Y no lo olvidemos, la puerta del Cielo es estrecha y baja. Enseguida recordamos la puerta tan pequeña de la Basílica de la Natividad en Belén. Históricamente se construyó así para que los jinetes no pudieran pasar a caballo en el templo. Esa puerta es estrecha y baja. Hay que agacharse para entrar. La puerta del Cielo también es estrecha y baja. Por ella se deslizan suavemente y sin ruido los humildes, porque nada ambicionan; los obedientes, porque se abajan; los corazones puros, porque a nada están sujetos. Y las almas pacientes, porque los pequeños sufrimientos de todos los días las tienen como empequeñecidas.

Que no olvidemos en este final del mes de mayo a la Santísima Virgen María. Que a Ella acudamos en las noches oscuras de nuestra vida, en las dificultades, incluso cuando ya no nos quedan fuerzas. Que de su mano sigamos recorriendo ahora este camino de Pascua y siempre el camino cristiano de nuestra vida. Y con la mirada puesta en el Cielo, el camino que nos llevará a encontrarnos con Jesucristo el Señor, el amor de nuestra vida.
 
PINCELADA MARTIRIAL

Beato Francisco Maqueda López
Nació el 10 de octubre de 1914, en Villacañas (Toledo). En 1925, sin haber cumplido 11 años, ingresó en el Seminario Menor de Toledo. El 5 de junio de 1936 recibió el subdiaconado. La vida del joven subdiácono Francisco Maqueda López fue corta; aún no había cumplido los 22 años cuando le llegó la muerte. Pese a su corta edad, se vislumbraba en su vida una gran madurez humana y una fuerte personalidad. Asimismo, destacaba por su reciedumbre en virtudes ascéticas y místicas. Desde muy pequeño sintió una clara inclinación a las cosas de Dios y a la vida espiritual. Era muy dado a conocer -a través de la lectura- la vida de los santos, hacia quienes se sentía profundamente atraído, para después imitarles. Siempre estuvo centrado en su vocación. La sinceridad, la justicia y la fortaleza sobresalían en él.
 

Cuando estalla la Guerra, el joven Maqueda ya había sido detenido, el 23 de junio de 1936, por enseñar a los niños la doctrina cristiana. Fue sólo ese día y le pusieron una multa. Después, el 11 de septiembre, fue detenido nuevamente. Unas horas antes se confesó con don Gonzalo Zaragoza; se sabe que la víspera ayunó a pan y agua. Arrodillado a los pies de su madre, le dijo: ¡Madre, deme la bendición, que me voy al cielo!”.

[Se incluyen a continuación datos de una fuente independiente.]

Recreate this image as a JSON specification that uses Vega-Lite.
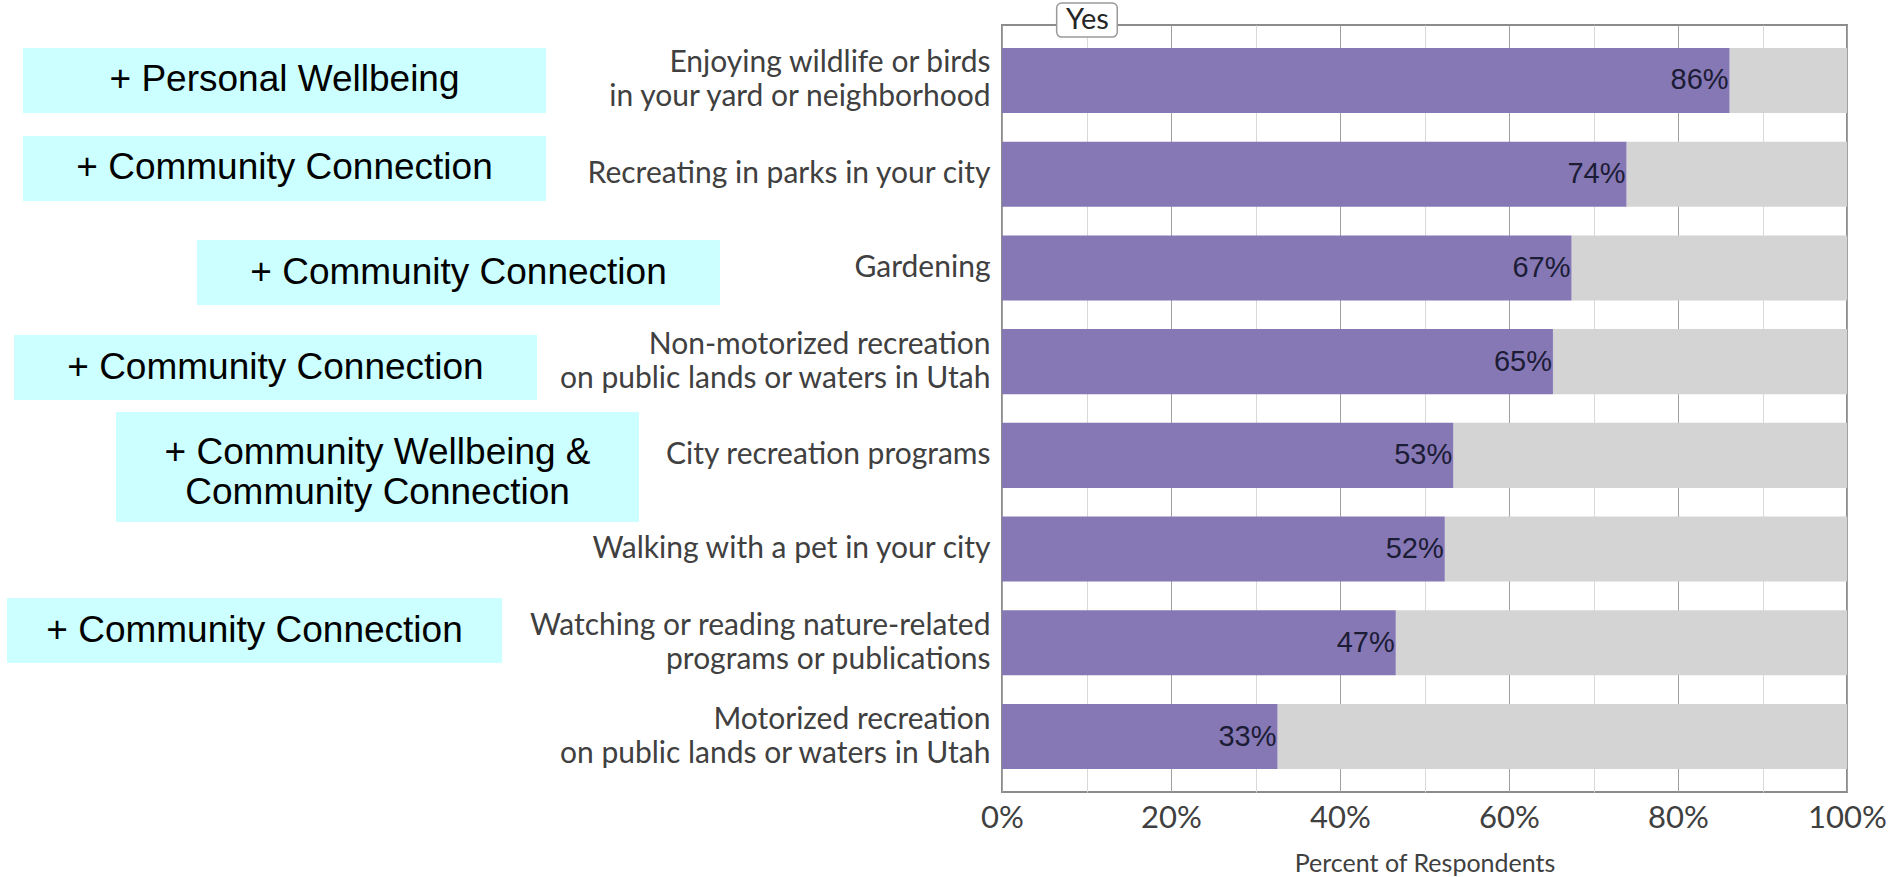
{
  "$schema": "https://vega.github.io/schema/vega-lite/v6.json",
  "width": 845,
  "height": 767,
  "autosize": {"type": "none"},
  "padding": {"left": 1002, "top": 25, "right": 42, "bottom": 85},
  "background": "white",
  "config": {"view": {"stroke": "#8c8c8c", "strokeWidth": 2}, "font": "Lato"},
  "datasets": {
    "bars": [
      {"activity": "Enjoying wildlife or birds|in your yard or neighborhood", "pct": 0.861},
      {"activity": "Recreating in parks in your city", "pct": 0.739},
      {"activity": "Gardening", "pct": 0.674},
      {"activity": "Non-motorized recreation|on public lands or waters in Utah", "pct": 0.652},
      {"activity": "City recreation programs", "pct": 0.534},
      {"activity": "Walking with a pet in your city", "pct": 0.524},
      {"activity": "Watching or reading nature-related|programs or publications", "pct": 0.466},
      {"activity": "Motorized recreation|on public lands or waters in Utah", "pct": 0.326}
    ],
    "notes": [
      {"label": "+ Personal Wellbeing", "x1": -1.1586, "x2": -0.5396, "y1": -0.347, "y2": 0.347, "xc": -0.8491, "yc": 0.0},
      {"label": "+ Community Connection", "x1": -1.1586, "x2": -0.5396, "y1": 0.592, "y2": 1.286, "xc": -0.8491, "yc": 0.939},
      {"label": "+ Community Connection", "x1": -0.9527, "x2": -0.3337, "y1": 1.702, "y2": 2.396, "xc": -0.6432, "yc": 2.049},
      {"label": "+ Community Connection", "x1": -1.1692, "x2": -0.5503, "y1": 2.716, "y2": 3.41, "xc": -0.8598, "yc": 3.063},
      {"label": ["+ Community Wellbeing &", "Community Connection"], "x1": -1.0485, "x2": -0.4296, "y1": 3.538, "y2": 4.712, "xc": -0.739, "yc": 3.97},
      {"label": "+ Community Connection", "x1": -1.1775, "x2": -0.5917, "y1": 5.523, "y2": 6.216, "xc": -0.8846, "yc": 5.87}
    ],
    "key": [
      {"label": "Yes", "x1": 0.0647, "x2": 0.1364, "y1": -0.826, "y2": -0.463, "xc": 0.1012, "yc": -0.645}
    ]
  },
  "layer": [
    {
      "data": {"name": "bars"},
      "layer": [
        {
          "mark": {"type": "bar", "color": "#d4d4d4"},
          "encoding": {
            "x": {
              "field": "pct", "type": "quantitative",
              "scale": {"domain": [0, 1], "nice": false, "zero": false},
              "axis": {
                "values": [0, 0.1, 0.2, 0.3, 0.4, 0.5, 0.6, 0.7, 0.8, 0.9, 1],
                "grid": true,
                "gridColor": {"condition": {"test": "round(datum.value*10) % 2 == 0", "value": "#a0a0a0"}, "value": "#d9d9d9"},
                "gridWidth": 1,
                "ticks": false,
                "domain": false,
                "labelExpr": "(round(datum.value*10) % 2 == 0) ? format(datum.value, '.0%') : ''",
                "labelFont": "Lato",
                "labelFontSize": 31,
                "labelColor": "#404040",
                "labelPadding": 11,
                "labelFlush": false,
                "labelOverlap": false,
                "title": "Percent of Respondents",
                "titleFont": "Lato",
                "titleFontSize": 25,
                "titleFontWeight": "normal",
                "titleColor": "#404040",
                "titlePadding": 18
              }
            },
            "x2": {"datum": 1},
            "y": {
              "field": "activity", "type": "nominal", "sort": null,
              "scale": {"paddingInner": 0.306, "paddingOuter": 0.245},
              "axis": {
                "title": null,
                "labelExpr": "split(datum.label, '|')",
                "labelFont": "Lato",
                "labelFontSize": 30,
                "labelColor": "#404040",
                "labelLineHeight": 34,
                "labelOffset": {"condition": {"test": "indexof(datum.label, '|') >= 0", "value": -17}, "value": 0},
                "labelPadding": 12,
                "labelLimit": 700,
                "ticks": false,
                "domain": false
              }
            }
          }
        },
        {
          "mark": {"type": "bar", "color": "#8678b5"},
          "encoding": {
            "x": {"field": "pct", "type": "quantitative", "scale": {"domain": [0, 1], "nice": false, "zero": false}},
            "x2": {"datum": 0},
            "y": {"field": "activity", "type": "nominal", "sort": null}
          }
        },
        {
          "mark": {"type": "text", "align": "right", "baseline": "middle", "dx": -1, "font": "Liberation Sans", "fontSize": 29, "color": "#1c1c35"},
          "encoding": {
            "x": {"field": "pct", "type": "quantitative", "scale": {"domain": [0, 1], "nice": false, "zero": false}},
            "y": {"field": "activity", "type": "nominal", "sort": null},
            "text": {"field": "pct", "type": "quantitative", "format": ".0%"}
          }
        }
      ]
    },
    {
      "data": {"name": "notes"},
      "layer": [
        {
          "mark": {"type": "rect", "color": "#ccffff"},
          "encoding": {
            "x": {"field": "x1", "type": "quantitative", "scale": {"domain": [0, 1], "nice": false, "zero": false}},
            "x2": {"field": "x2"},
            "y": {"field": "y1", "type": "quantitative", "scale": {"domain": [-0.592, 7.592], "reverse": true, "nice": false, "zero": false}, "axis": null},
            "y2": {"field": "y2"}
          }
        },
        {
          "mark": {"type": "text", "align": "center", "baseline": "middle", "font": "Liberation Sans", "fontSize": 37, "lineHeight": 40, "color": "#000000"},
          "encoding": {
            "x": {"field": "xc", "type": "quantitative", "scale": {"domain": [0, 1], "nice": false, "zero": false}},
            "y": {"field": "yc", "type": "quantitative", "scale": {"domain": [-0.592, 7.592], "reverse": true, "nice": false, "zero": false}, "axis": null},
            "text": {"field": "label", "type": "nominal"}
          }
        }
      ]
    },
    {
      "data": {"name": "key"},
      "layer": [
        {
          "mark": {"type": "rect", "fill": "#ffffff", "stroke": "#9a9a9a", "strokeWidth": 1.5, "cornerRadius": 5},
          "encoding": {
            "x": {"field": "x1", "type": "quantitative", "scale": {"domain": [0, 1], "nice": false, "zero": false}},
            "x2": {"field": "x2"},
            "y": {"field": "y1", "type": "quantitative", "scale": {"domain": [-0.592, 7.592], "reverse": true, "nice": false, "zero": false}, "axis": null},
            "y2": {"field": "y2"}
          }
        },
        {
          "mark": {"type": "text", "align": "center", "baseline": "middle", "font": "Lato", "fontSize": 29, "color": "#262626"},
          "encoding": {
            "x": {"field": "xc", "type": "quantitative", "scale": {"domain": [0, 1], "nice": false, "zero": false}},
            "y": {"field": "yc", "type": "quantitative", "scale": {"domain": [-0.592, 7.592], "reverse": true, "nice": false, "zero": false}, "axis": null},
            "text": {"field": "label", "type": "nominal"}
          }
        }
      ]
    }
  ],
  "resolve": {"scale": {"y": "independent"}, "axis": {"y": "independent"}}
}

Mientras sus captores se mofaban de él, Francisco pronunciaba sus últimas palabras de despedida para los suyos: ¡Adiós, madre, hasta el cielo! ¡Adiós, adiós, hasta el cielo a todos! Fue conducido desde su casa a la ermita de la Virgen de los Dolores, que los milicianos usaban como cárcel, y donde tenían apresadas a otras quince personas más, la mayoría jóvenes. En seguida, Francisco les congregó. Su intención era ayudarles espiritualmente para la muerte ya muy próxima. Les dijo: “Preparémonos, esta noche nos llevarán al cielo, ¿queréis acompañarme y rezamos juntos el rosario a la Santísima Virgen?” La invitación fue muy bien acogida y, puestos de rodillas, con toda devoción, rezaron juntos ante la imagen de la Virgen.

Sobre las doce de la noche, vinieron a buscarlos, les transportaron en un camión por la carretera general de Andalucía. Muy cerca de Dosbarrios, en el Km. 67, entre las poblaciones de La Guardia y Ocaña, les hicieron bajar; eran las dos de la mañana del 12 de septiembre. Camino del martirio fueron cantando y rezando y, Francisco, en medio de ellos, con los brazos en alto. Los milicianos le dijeron: “Ahí está tu padre” y, aunque efectivamente era verdad, porque días antes le habían matado a medio kilómetro, él les contestó: “Os equivocáis, mi padre está en el Cielo”. Indignados, se burlaron: ¿Y aún estás alegre? Imaginándose lo que todavía quedaba, les pidió por favor le permitieran ser el último para ayudar a morir bien a sus hermanos en Cristo. Les dejaron casi sin ropa y, según testigos, les dieron una descarga de piernas para abajo. Y, a continuación, todos fueron pasados a cuchillo.